Data extract ▸
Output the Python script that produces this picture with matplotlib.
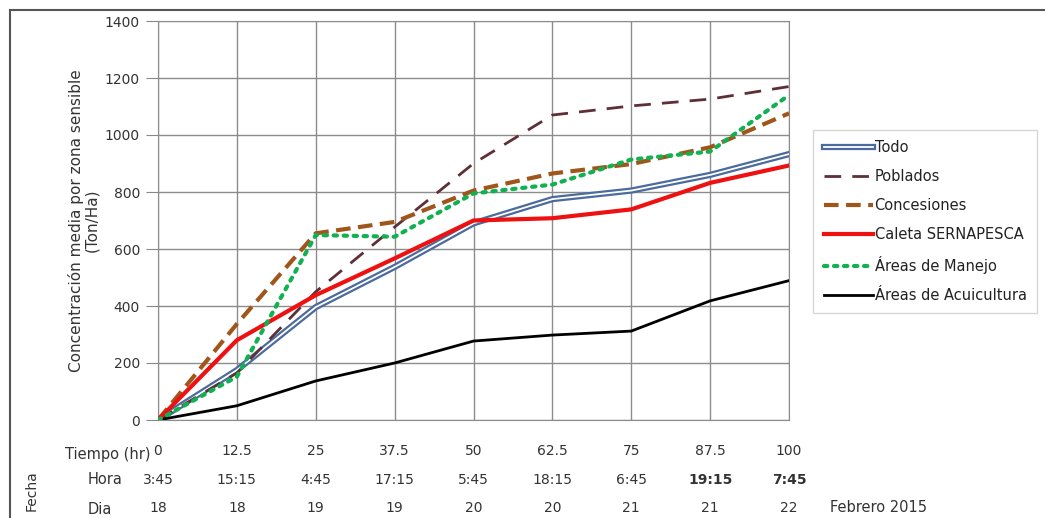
import matplotlib
matplotlib.use("Agg")
import matplotlib.pyplot as plt
import matplotlib.patheffects as pe
from matplotlib.lines import Line2D
from matplotlib.transforms import blended_transform_factory

plt.rcParams['font.family'] = ['DejaVu Sans']

tiempo = [0, 12.5, 25, 37.5, 50, 62.5, 75, 87.5, 100]
tiempo_labels = ["0", "12.5", "25", "37.5", "50", "62.5", "75", "87.5", "100"]
hora_labels = ["3:45", "15:15", "4:45", "17:15", "5:45", "18:15", "6:45", "19:15", "7:45"]
dia_labels = ["18", "18", "19", "19", "20", "20", "21", "21", "22"]

todo = [0, 175, 396, 537, 690, 775, 805, 860, 933]
poblados = [0, 165, 450, 677, 900, 1070, 1102, 1126, 1170]
concesiones = [0, 337, 655, 695, 805, 865, 898, 957, 1076]
caleta = [0, 280, 438, 567, 700, 708, 739, 832, 893]
manejo = [0, 152, 649, 643, 795, 826, 914, 942, 1140]
acuicultura = [0, 50, 137, 200, 277, 298, 312, 418, 489]

W, H = 1045, 518
fig = plt.figure(figsize=(W / 100, H / 100), dpi=100)
ax = fig.add_axes([158 / W, 1 - 420 / H, (789 - 158) / W, (420 - 21) / H])

ax.plot(tiempo, todo, color='white', lw=1.3, label='Todo',
        path_effects=[pe.Stroke(linewidth=4.5, foreground='#4a6b9c'), pe.Normal()], zorder=3)
ax.plot(tiempo, poblados, color='#5e2f36', lw=2, dashes=(6, 4), label='Poblados', zorder=3)
ax.plot(tiempo, concesiones, color='#a0561b', lw=3, dashes=(3.5, 1.8), label='Concesiones', zorder=3)
ax.plot(tiempo, caleta, color='#ee1111', lw=3, label='Caleta SERNAPESCA', zorder=4)
ax.plot(tiempo, manejo, color='#11b050', lw=3, linestyle=(0, (0.8, 1.6)), dash_capstyle='round',
        label='Áreas de Manejo', zorder=4)
ax.plot(tiempo, acuicultura, color='black', lw=2, label='Áreas de Acuicultura', zorder=3)

ax.set_xlim(0, 100)
ax.set_ylim(0, 1400)
ax.set_yticks(range(0, 1401, 200))
ax.set_xticks(tiempo)
ax.set_xticklabels(tiempo_labels, fontsize=10, color='#333333')
ax.tick_params(axis='x', length=0, pad=17)
ax.tick_params(axis='y', length=9, color='#888888', labelsize=10, labelcolor='#333333', pad=4)
ax.grid(True, color='#8c8c8c', lw=1)
ax.set_axisbelow(True)
for s in ax.spines.values():
    s.set_color('#8c8c8c')

ax.set_ylabel('Concentración media por zona sensible\n(Ton/Ha)', fontsize=11, color='#333333',
              labelpad=4, linespacing=1.0)

tr = blended_transform_factory(ax.transData, fig.transFigure)
for i, t in enumerate(tiempo):
    bold = 'bold' if i >= 7 else 'normal'
    ax.text(t, 1 - 480 / H, hora_labels[i], transform=tr, ha='center', va='center',
            fontsize=10, color='#333333', fontweight=bold)
    ax.text(t, 1 - 508 / H, dia_labels[i], transform=tr, ha='center', va='center',
            fontsize=10, color='#333333')

fig.text(65 / W, 1 - 455 / H, 'Tiempo (hr)', ha='left', va='center', fontsize=10.5, color='#333333')
fig.text(88 / W, 1 - 480 / H, 'Hora', ha='left', va='center', fontsize=10.5, color='#333333')
fig.text(88 / W, 1 - 510 / H, 'Dia', ha='left', va='center', fontsize=10.5, color='#333333')
fig.text(32 / W, 1 - 491 / H, 'Fecha', ha='center', va='center', rotation=90, fontsize=10, color='#333333')
fig.text(830 / W, 1 - 508 / H, 'Febrero 2015', ha='left', va='center', fontsize=10.5, color='#333333')

leg = ax.legend(loc='upper left', bbox_to_anchor=(806 / W, 1 - 123 / H), bbox_transform=fig.transFigure,
                frameon=True, fancybox=False, fontsize=10.5, handlelength=3.4, handletextpad=0.1,
                labelspacing=0.95, borderpad=0.7, edgecolor='#cccccc')
for t in leg.get_texts():
    t.set_color('#222222')

fig.add_artist(Line2D([10 / W, 1], [1 - 10 / H, 1 - 10 / H], transform=fig.transFigure, color='#555555', lw=1.5))
fig.add_artist(Line2D([10 / W, 10 / W], [0, 1 - 10 / H], transform=fig.transFigure, color='#555555', lw=1.5))

fig.savefig('out.png', dpi=100)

Exercise description ▸ Exactly as they appear, print the lines of the listing above from its first line through the line that contains "ax.plot(tiempo, acuicultura, color='black', lw=2, label='Áreas", minus the pictures.

Finished answer ▸
Output the Python script that produces this picture with matplotlib.
import matplotlib
matplotlib.use("Agg")
import matplotlib.pyplot as plt
import matplotlib.patheffects as pe
from matplotlib.lines import Line2D
from matplotlib.transforms import blended_transform_factory

plt.rcParams['font.family'] = ['DejaVu Sans']

tiempo = [0, 12.5, 25, 37.5, 50, 62.5, 75, 87.5, 100]
tiempo_labels = ["0", "12.5", "25", "37.5", "50", "62.5", "75", "87.5", "100"]
hora_labels = ["3:45", "15:15", "4:45", "17:15", "5:45", "18:15", "6:45", "19:15", "7:45"]
dia_labels = ["18", "18", "19", "19", "20", "20", "21", "21", "22"]

todo = [0, 175, 396, 537, 690, 775, 805, 860, 933]
poblados = [0, 165, 450, 677, 900, 1070, 1102, 1126, 1170]
concesiones = [0, 337, 655, 695, 805, 865, 898, 957, 1076]
caleta = [0, 280, 438, 567, 700, 708, 739, 832, 893]
manejo = [0, 152, 649, 643, 795, 826, 914, 942, 1140]
acuicultura = [0, 50, 137, 200, 277, 298, 312, 418, 489]

W, H = 1045, 518
fig = plt.figure(figsize=(W / 100, H / 100), dpi=100)
ax = fig.add_axes([158 / W, 1 - 420 / H, (789 - 158) / W, (420 - 21) / H])

ax.plot(tiempo, todo, color='white', lw=1.3, label='Todo',
        path_effects=[pe.Stroke(linewidth=4.5, foreground='#4a6b9c'), pe.Normal()], zorder=3)
ax.plot(tiempo, poblados, color='#5e2f36', lw=2, dashes=(6, 4), label='Poblados', zorder=3)
ax.plot(tiempo, concesiones, color='#a0561b', lw=3, dashes=(3.5, 1.8), label='Concesiones', zorder=3)
ax.plot(tiempo, caleta, color='#ee1111', lw=3, label='Caleta SERNAPESCA', zorder=4)
ax.plot(tiempo, manejo, color='#11b050', lw=3, linestyle=(0, (0.8, 1.6)), dash_capstyle='round',
        label='Áreas de Manejo', zorder=4)
ax.plot(tiempo, acuicultura, color='black', lw=2, label='Áreas de Acuicultura', zorder=3)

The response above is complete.